Samsung has reportedly won a contract with NVIDIA to provide the AI GPU giant with advanced 2.5D packaging. The news is coming from TheElec, with their sources saying Samsung's Advanced Package (AVP) team will be providing an interposer and I-Cube -- its 2.5D package -- to NVIDIA. Other companies will produce the High-Bandwidth Memory (HBM) and GPU wafers, with the 2.5D packaging housing the chip dies-CPU, GPU, I/O, HBM, and others-placed horizontally onto the interposer.

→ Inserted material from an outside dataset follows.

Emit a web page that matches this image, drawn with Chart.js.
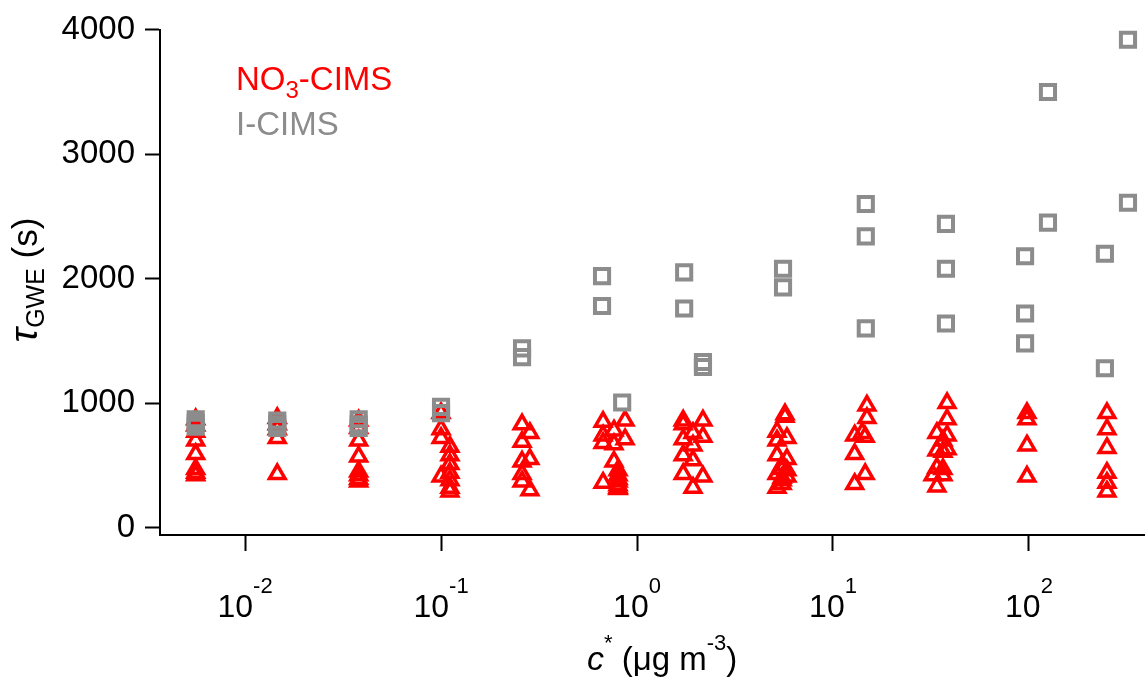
<!DOCTYPE html>
<html>
<head>
<meta charset="utf-8">
<script src="https://cdn.jsdelivr.net/npm/chart.js@4.4.1/dist/chart.umd.min.js"></script>
<style>
  html, body { margin: 0; padding: 0; background: #fff; }
  #wrap { width: 1145px; height: 679px; }
</style>
</head>
<body>
<div id="wrap"><canvas id="chart" width="1145" height="679"></canvas></div>
<script>
// NO3-CIMS (triangles): c* (µg m-3) and tau_GWE (s), one line per column of markers
var NO3_CSTAR = [
  0.0056, 0.0056, 0.0056, 0.0056, 0.0056, 0.0056, 0.0056, 0.0056,
  0.0146, 0.0146, 0.0146, 0.0146, 0.0146,
  0.038, 0.038, 0.038, 0.038, 0.038, 0.038, 0.038, 0.038,
  0.1, 0.1, 0.1, 0.1,
  0.111, 0.111, 0.111, 0.111, 0.111, 0.111, 0.111,
  0.259, 0.259, 0.259, 0.259, 0.259,
  0.284, 0.284, 0.284,
  0.671, 0.671, 0.671, 0.671,
  0.869, 0.869,
  0.763, 0.763, 0.763,
  0.80, 0.80, 0.80, 0.80, 0.80, 0.80, 0.80,
  1.72, 1.72, 1.72, 1.72, 1.72,
  2.17, 2.17, 2.17,
  1.93, 1.93, 1.93, 1.93,
  5.69, 5.69,
  5.18, 5.18, 5.18, 5.18, 5.18,
  5.82, 5.82, 5.82, 5.82,
  5.5, 5.5, 5.5, 5.5, 5.5,
  14.9, 14.9,
  12.9, 12.9, 12.9,
  14.1,
  14.6, 14.6,
  38.2, 38.2, 38.2, 38.2,
  33.9, 33.9, 33.9, 33.9,
  36.4, 36.4, 36.4, 36.4,
  32.4,
  97.7, 97.7, 97.7, 97.7,
  250, 250, 250, 250, 250, 250
];
var NO3_TAU = [
  870, 820, 770, 700, 590, 470, 440, 420,
  880, 830, 790, 720, 430,
  860, 800, 700, 570, 450, 420, 390, 370,
  920, 790, 720, 410,
  650, 580, 510, 440, 380, 320, 290,
  830, 690, 530, 430, 370,
  760, 550, 300,
  850, 740, 680, 360,
  860, 710,
  780, 670, 530,
  460, 420, 390, 370, 340, 320, 310,
  860, 830, 710, 580, 430,
  860, 730, 410,
  760, 660, 540, 320,
  910, 890,
  770, 700, 580, 430, 320,
  720, 550, 460, 410,
  500, 470, 400, 380, 350,
  980, 880,
  740, 590, 350,
  760,
  730, 430,
  1000, 870, 740, 630,
  760, 620, 480, 330,
  700, 610, 470, 420,
  420,
  920, 870, 660, 410,
  920, 790, 640, 440, 360, 290
];

// I-CIMS (squares)
var ICIMS_CSTAR = [
  0.0056, 0.0056, 0.0056,
  0.0146, 0.0146, 0.0146,
  0.038, 0.038, 0.038,
  0.1, 0.1,
  0.259, 0.259,
  0.663, 0.663, 0.84,
  1.74, 1.74, 2.17, 2.17,
  5.56, 5.56,
  14.7, 14.7, 14.7,
  37.7, 37.7, 37.7,
  95.5, 95.5, 95.5, 125, 125,
  244, 244, 320, 320
];
var ICIMS_TAU = [
  870, 840, 810,
  860, 830, 800,
  870, 830, 800,
  970, 920,
  1440, 1370,
  2020, 1780, 1005,
  2050, 1760, 1330, 1290,
  2080, 1930,
  2600, 2340, 1600,
  2440, 2080, 1640,
  2180, 1720, 1480, 3500, 2450,
  2200, 1280, 3920, 2610
];

var Y_TICKS = [0, 1000, 2000, 3000, 4000];
var X_TICK_EXP = [-2, -1, 0, 1, 2];

var RED = '#ff0000';
var GRAY = '#8c8c8c';
var FONT = '"Liberation Sans", Arial, Helvetica, sans-serif';

function toPoints(xs, ys) {
  return xs.map(function(x, i) { return { x: x, y: ys[i] }; });
}

// draws a list of text pieces side by side (for sub/superscripts)
function runsWidth(ctx, runs) {
  var w = 0;
  runs.forEach(function(r) {
    ctx.font = (r.italic ? 'italic ' : '') + r.size + 'px ' + FONT;
    w += ctx.measureText(r.text).width;
  });
  return w;
}
function drawRuns(ctx, runs, x, y, color) {
  ctx.fillStyle = color;
  ctx.textBaseline = 'alphabetic';
  ctx.textAlign = 'left';
  runs.forEach(function(r) {
    ctx.font = (r.italic ? 'italic ' : '') + r.size + 'px ' + FONT;
    ctx.fillText(r.text, x, y + (r.dy || 0));
    x += ctx.measureText(r.text).width;
  });
}

var textPlugin = {
  id: 'texts',
  afterDraw: function(chart) {
    var ctx = chart.ctx;
    var xs = chart.scales.x;
    ctx.save();

    // x tick labels 10^n
    X_TICK_EXP.forEach(function(e) {
      var px = xs.getPixelForValue(Math.pow(10, e));
      var runs = [
        { text: '10', size: 32 },
        { text: String(e), size: 22, dy: -24 },
      ];
      var w = runsWidth(ctx, runs);
      drawRuns(ctx, runs, px - w / 2, 617, '#000');
    });

    // x title
    drawRuns(ctx, [
      { text: 'c', size: 34, italic: true },
      { text: '*', size: 22, dy: -20 },
      { text: ' (μg m', size: 33 },
      { text: '-3', size: 22, dy: -20 },
      { text: ')', size: 33 },
    ], 587, 670, '#000');

    // y title, rotated
    var yRuns = [
      { text: 'τ', size: 39, italic: true },
      { text: 'GWE', size: 25, dy: 7 },
      { text: ' (s)', size: 35 },
    ];
    ctx.save();
    ctx.translate(37, 280);
    ctx.rotate(-Math.PI / 2);
    drawRuns(ctx, yRuns, -runsWidth(ctx, yRuns) / 2, 0, '#000');
    ctx.restore();

    // legend text
    drawRuns(ctx, [
      { text: 'NO', size: 33 },
      { text: '3', size: 24, dy: 8 },
      { text: '-CIMS', size: 33 },
    ], 236, 90, RED);
    drawRuns(ctx, [{ text: 'I-CIMS', size: 33 }], 236, 135, GRAY);

    ctx.restore();
  },
};

function initChart() {
  var ctx = document.getElementById('chart');
  new Chart(ctx, {
    type: 'scatter',
    data: {
      datasets: [
        {
          label: 'I-CIMS',
          data: toPoints(ICIMS_CSTAR, ICIMS_TAU),
          pointStyle: 'rect',
          pointRadius: 10,
          borderWidth: 4,
          borderColor: GRAY,
          backgroundColor: 'rgba(0,0,0,0)',
          clip: false,
        },
        {
          label: 'NO3-CIMS',
          data: toPoints(NO3_CSTAR, NO3_TAU),
          pointStyle: 'triangle',
          pointRadius: 9,
          borderWidth: 3.5,
          borderColor: RED,
          backgroundColor: 'rgba(0,0,0,0)',
          clip: false,
        },
      ],
    },
    options: {
      responsive: false,
      animation: false,
      events: [],
      layout: { autoPadding: false, padding: { top: 27, right: 0, left: 0, bottom: 0 } },
      scales: {
        x: {
          type: 'logarithmic',
          min: Math.pow(10, -2.434),
          max: Math.pow(10, 2.592),
          afterBuildTicks: function(scale) {
            scale.ticks = X_TICK_EXP.map(function(e) { return { value: Math.pow(10, e) }; });
          },
          afterFit: function(scale) { scale.height = 144; },
          border: { display: true, color: '#000', width: 2 },
          grid: { drawOnChartArea: false, drawTicks: true, tickLength: 16, tickColor: '#000', tickWidth: 2 },
          ticks: { display: false },
        },
        y: {
          type: 'linear',
          min: -60,
          max: 4000,
          afterBuildTicks: function(scale) {
            scale.ticks = Y_TICKS.map(function(v) { return { value: v }; });
          },
          afterFit: function(scale) { scale.width = 160; },
          border: { display: true, color: '#000', width: 2 },
          grid: { drawOnChartArea: false, drawTicks: true, tickLength: 15, tickColor: '#000', tickWidth: 2 },
          ticks: {
            color: '#000',
            padding: 10,
            font: { family: FONT, size: 33 },
            callback: function(v) { return String(v); },
          },
        },
      },
      plugins: {
        legend: { display: false },
        tooltip: { enabled: false },
      },
    },
    plugins: [textPlugin],
  });
}

initChart();
</script>
</body>
</html>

Samsung calls its 2.5D packaging technology I-Cube, while TSMC calls its 2.5D packaging CoWoS (Chip-on-Wafer-on-Substrate). NVIDIA's entire fleet of A100 and H200 series AI GPUs uses 2.5D packaging, and more importantly, the monster new 208 billion transistor Blackwell B200 AI GPU uses the same advanced packaging. I wrote back late last year that Samsung was reportedly hoarding advanced 2.5D packaging equipment, and it seems that is playing out in front of our eyes now that Samsung has NVIDIA as a customer for its 2.5D packaging. According to the sources, Samsung will provide a 2.5D package with four HBM chips placed on them for NVIDIA. Samsung winning a 2.5D packaging contract from NVIDIA likely means that TSMC CoWoS capacity is "insufficient," adds TheElec. It might not sound like much, but it's a big deal: NVIDIA wants an unstoppable amount of next-generation Blackwell B200 AI GPUs and utilizing Samsung in
South Korea for 2.5D packaging points to TSMC not able to supply enough of its own CoWoS advanced packaging, forcing NVIDIA to get Samsung to jump on-board.